Deceit pollination and the effect of deforestation on reproduction in dioecious Schisandra sphenanthera (Schisandraceae) in Central-China

The fruits of Schisandra sphenanthera (dioecious) are used to produce ‘Nan-Wuweizi’, an important Chinese medicine. However, long-term exploitation and habitat destruction have threatened these plants in nature. Knowledge of the reproductive biology of S. sphenanthera is essential to help formulate a conservation strategy for these plants. Field studies were conducted at Jigong Mountain (JGM) and Jinji Valley (JJV) in Henan and Hubei Provinces, China. The reproductive biology of S. sphenanthera was analyzed at these sites, including population structure, pollination, floral morphology, and natural fruit set. The 11 populations at two sites were male biased. The primary floral visitors were gall midges (Resseliella sp., Cecidomyiidae; Diptera) and thrips (Thrips flavidulus; Thysanoptera). Floral visitor exclusion experiments and pollen load analysis indicate that gall midges are the primary pollinators.
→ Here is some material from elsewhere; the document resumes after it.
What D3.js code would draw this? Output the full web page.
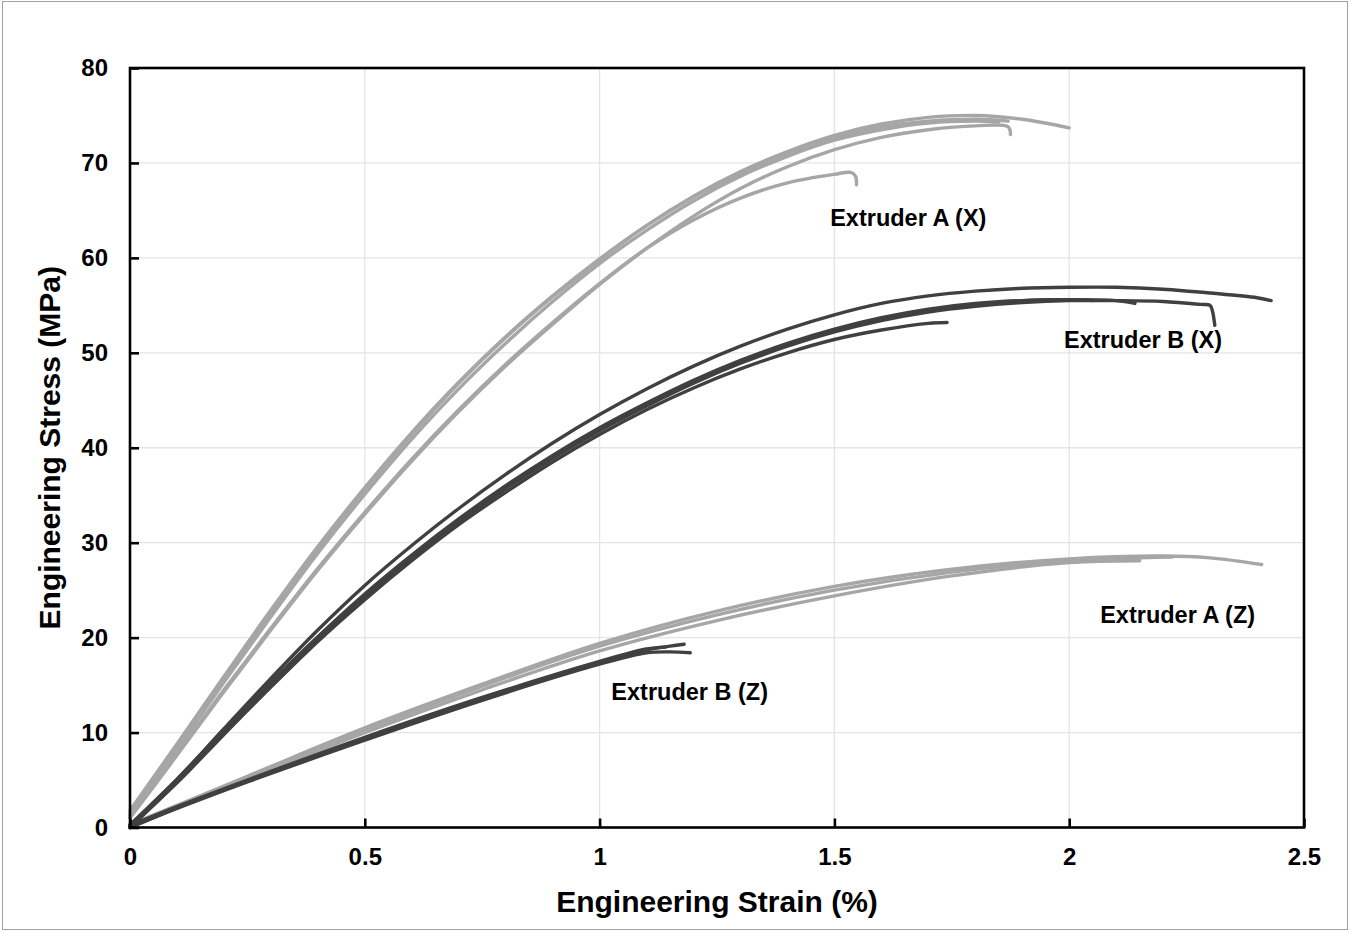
<!DOCTYPE html>
<html>
<head>
<meta charset="utf-8">
<script src="https://cdn.jsdelivr.net/npm/d3@7"></script>
<style>
  body { margin: 0; background: #fff; }
  svg text { font-family: "Liberation Sans", Arial, sans-serif; font-weight: bold; fill: #000; }
</style>
</head>
<body>
<div id="chart"></div>
<script>
// tensile curves, [strain %, stress MPa]
const extruderAX = [
  [[0,1.5],[0.1,8.5],[0.2,15.6],[0.3,22.6],[0.4,29.3],[0.5,35.6],[0.6,41.4],[0.7,46.8],[0.8,51.6],[0.9,55.9],[1.0,59.8],[1.1,63.4],[1.2,66.5],[1.3,69.1],[1.4,71.2],[1.5,72.9],[1.6,74.1],[1.7,74.8],[1.8,75],[1.9,74.6],[2.0,73.7]],
  [[0,1.8],[0.1,8.8],[0.2,15.9],[0.3,22.9],[0.4,29.6],[0.5,35.8],[0.6,41.6],[0.7,46.9],[0.8,51.7],[0.9,56],[1.0,59.9],[1.1,63.4],[1.2,66.4],[1.3,68.9],[1.4,71],[1.5,72.6],[1.6,73.8],[1.7,74.4],[1.8,74.6],[1.87,74.4]],
  [[0,1.2],[0.1,8.2],[0.2,15.3],[0.3,22.2],[0.4,28.9],[0.5,35.1],[0.6,40.9],[0.7,46.2],[0.8,51],[0.9,55.4],[1.0,59.4],[1.1,62.9],[1.2,66],[1.3,68.6],[1.4,70.7],[1.5,72.4],[1.6,73.5],[1.7,74.2],[1.8,74.4],[1.85,74.3]],
  [[0,1],[0.1,7.6],[0.2,14.3],[0.3,20.8],[0.4,27.1],[0.5,33],[0.6,38.6],[0.7,43.8],[0.8,48.6],[0.9,53],[1.0,57.2],[1.1,61],[1.2,64.4],[1.3,67.3],[1.4,69.6],[1.5,71.4],[1.6,72.7],[1.7,73.5],[1.8,73.9],[1.87,73.8],[1.875,73.0]],
  [[0,1.2],[0.1,7.8],[0.2,14.5],[0.3,21],[0.4,27.3],[0.5,33.2],[0.6,38.8],[0.7,44],[0.8,48.8],[0.9,53.2],[1.0,57.3],[1.1,61],[1.2,64],[1.3,66.3],[1.4,67.9],[1.5,68.8],[1.535,69],[1.545,68.6],[1.547,67.7]]
];
const extruderBX = [
  [[0,0],[0.1,5],[0.2,10.4],[0.3,15.7],[0.4,20.8],[0.5,25.5],[0.6,29.7],[0.7,33.6],[0.8,37.2],[0.9,40.5],[1.0,43.5],[1.1,46.2],[1.2,48.6],[1.3,50.7],[1.4,52.5],[1.5,54],[1.6,55.2],[1.7,56],[1.8,56.5],[1.9,56.8],[2.0,56.9],[2.1,56.9],[2.2,56.7],[2.3,56.3],[2.4,55.8],[2.43,55.5]],
  [[0,0],[0.1,4.8],[0.2,10],[0.3,15],[0.4,19.8],[0.5,24.3],[0.6,28.4],[0.7,32.2],[0.8,35.7],[0.9,38.9],[1.0,41.8],[1.1,44.4],[1.2,46.8],[1.3,48.9],[1.4,50.7],[1.5,52.2],[1.6,53.4],[1.7,54.3],[1.8,54.9],[1.9,55.3],[2.0,55.5],[2.1,55.5],[2.2,55.4],[2.28,55.1],[2.3,55],[2.305,54.4],[2.31,52.9]],
  [[0,0.2],[0.1,5],[0.2,10.2],[0.3,15.2],[0.4,20],[0.5,24.5],[0.6,28.6],[0.7,32.4],[0.8,35.9],[0.9,39.1],[1.0,42],[1.1,44.6],[1.2,47],[1.3,49.1],[1.4,50.9],[1.5,52.4],[1.6,53.6],[1.7,54.5],[1.8,55.1],[1.9,55.5],[2.0,55.6],[2.1,55.5],[2.14,55.2]],
  [[0,0.1],[0.1,4.7],[0.2,9.8],[0.3,14.8],[0.4,19.6],[0.5,24],[0.6,28.1],[0.7,31.9],[0.8,35.3],[0.9,38.5],[1.0,41.4],[1.1,44],[1.2,46.3],[1.3,48.3],[1.4,50],[1.5,51.4],[1.6,52.4],[1.7,53.1],[1.74,53.2]],
  [[0,0.3],[0.1,5.1],[0.2,10.3],[0.3,15.3],[0.4,20.1],[0.5,24.6],[0.6,28.7],[0.7,32.5],[0.8,36],[0.9,39.2],[1.0,42.1],[1.1,44.7],[1.2,47.1],[1.3,49.2],[1.4,51],[1.5,52.5],[1.6,53.7],[1.7,54.6],[1.8,55.2],[1.9,55.5],[2.0,55.6],[2.05,55.5]]
];
const extruderAZ = [
  [[0,0.3],[0.25,5.4],[0.5,10.5],[0.75,15.1],[1.0,19.4],[1.25,22.8],[1.5,25.4],[1.75,27.2],[2.0,28.3],[2.2,28.6],[2.3,28.4],[2.41,27.7]],
  [[0,0.2],[0.25,5.3],[0.5,10.3],[0.75,14.9],[1.0,19.1],[1.25,22.4],[1.5,25],[1.75,26.9],[2.0,28.1],[2.22,28.5]],
  [[0,0],[0.25,5.1],[0.5,10],[0.75,14.5],[1.0,18.6],[1.25,21.8],[1.5,24.4],[1.75,26.5],[2.0,27.9],[2.15,28.1]]
];
const extruderBZ = [
  [[0,0],[0.1,2.1],[0.25,4.9],[0.5,9.4],[0.75,13.6],[1.0,17.4],[1.1,18.7],[1.15,19.1],[1.18,19.3]],
  [[0,0],[0.1,2],[0.25,4.8],[0.5,9.2],[0.75,13.4],[1.0,17.2],[1.1,18.4],[1.15,18.5],[1.193,18.4]],
  [[0,0.2],[0.1,2.2],[0.25,5],[0.5,9.5],[0.75,13.7],[1.0,17.5],[1.1,18.8],[1.14,19]]
];
const groupNames = ["Extruder A (X)", "Extruder B (X)", "Extruder A (Z)", "Extruder B (Z)"];
const xTicks = [0, 0.5, 1, 1.5, 2, 2.5];
const yTicks = [0, 10, 20, 30, 40, 50, 60, 70, 80];

let w = 1351, h = 932;
let padLeft = 130, padRight = 1304, padTop = 68, padBottom = 827.5;

var svg = d3.select("#chart").append("svg")
  .attr("width", w).attr("height", h);

// faint outer border of the picture
svg.append("rect")
  .attr("x", 2.5).attr("y", 1.5).attr("width", 1345).attr("height", 928)
  .attr("fill", "none").attr("stroke", "#a0a0a0").attr("stroke-width", 1);

var x = d3.scaleLinear().domain([0, 2.5]).range([padLeft, padRight]);
var y = d3.scaleLinear().domain([0, 80]).range([padBottom, padTop]);

// gridlines
svg.append("g").selectAll("line").data(xTicks.slice(1, -1)).enter().append("line")
  .attr("x1", d => x(d)).attr("x2", d => x(d)).attr("y1", padTop).attr("y2", padBottom)
  .attr("stroke", "#e4e4e4").attr("stroke-width", 1.3);
svg.append("g").selectAll("line").data(yTicks.slice(1, -1)).enter().append("line")
  .attr("y1", d => y(d)).attr("y2", d => y(d)).attr("x1", padLeft).attr("x2", padRight)
  .attr("stroke", "#e4e4e4").attr("stroke-width", 1.3);

var line = d3.line()
  .x(d => x(d[0])).y(d => y(d[1]))
  .curve(d3.curveCatmullRom.alpha(0.5));

function drawGroup(curves, color) {
  svg.append("g").selectAll("path").data(curves).enter().append("path")
    .attr("d", line)
    .attr("fill", "none")
    .attr("stroke", color)
    .attr("stroke-width", 3.4)
    .attr("stroke-linecap", "round")
    .attr("stroke-linejoin", "round");
}
drawGroup(extruderAZ, "#a6a6a6");
drawGroup(extruderBZ, "#404040");
drawGroup(extruderAX, "#a6a6a6");
drawGroup(extruderBX, "#404040");

// axes, ticks pointing in
var xAxis = d3.axisBottom(x).tickValues(xTicks).tickSize(-9).tickPadding(20)
  .tickFormat(d => d);
var yAxis = d3.axisLeft(y).tickValues(yTicks).tickSize(-9).tickPadding(22)
  .tickFormat(d => d);

var gx = svg.append("g").attr("transform", "translate(0," + padBottom + ")").call(xAxis);
var gy = svg.append("g").attr("transform", "translate(" + padLeft + ",0)").call(yAxis);
[gx, gy].forEach(function(g) {
  g.select(".domain").remove();
  g.selectAll(".tick line").attr("stroke", "#000").attr("stroke-width", 2.6);
  g.selectAll(".tick text").style("font-size", "24px").style("font-family", "Liberation Sans, Arial, sans-serif").style("font-weight", "bold");
});

// frame
svg.append("rect")
  .attr("x", padLeft).attr("y", padTop).attr("width", padRight - padLeft).attr("height", padBottom - padTop)
  .attr("fill", "none").attr("stroke", "#000").attr("stroke-width", 2.6);

// axis titles
svg.append("text")
  .attr("x", (padLeft + padRight) / 2).attr("y", 912)
  .style("text-anchor", "middle").style("font-size", "30px")
  .text("Engineering Strain (%)");
svg.append("text")
  .attr("transform", "translate(60," + ((padTop + padBottom) / 2) + ") rotate(-90)")
  .style("text-anchor", "middle").style("font-size", "30px")
  .text("Engineering Stress (MPa)");

// group labels
let labelAt = [[1.491, 63.4], [1.989, 50.5], [2.066, 21.55], [1.025, 13.4]];
svg.append("g").selectAll("text").data(groupNames).enter().append("text")
  .attr("x", (d, i) => x(labelAt[i][0]))
  .attr("y", (d, i) => y(labelAt[i][1]))
  .style("font-size", "23.5px")
  .text(d => d);
</script>
</body>
</html>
Pollen was the only floral reward for the gall midges. Female flowers attracted pollinators using deceit. The natural fruit set ratio in the cut forest site (JJV) was significantly lower than that at the JGM site, where habitats of S. sphenanthera were well preserved. This indicates that the life cycles of S. sphenanthera and the pollinating insects are vulnerable in disturbed (or cut) habitats.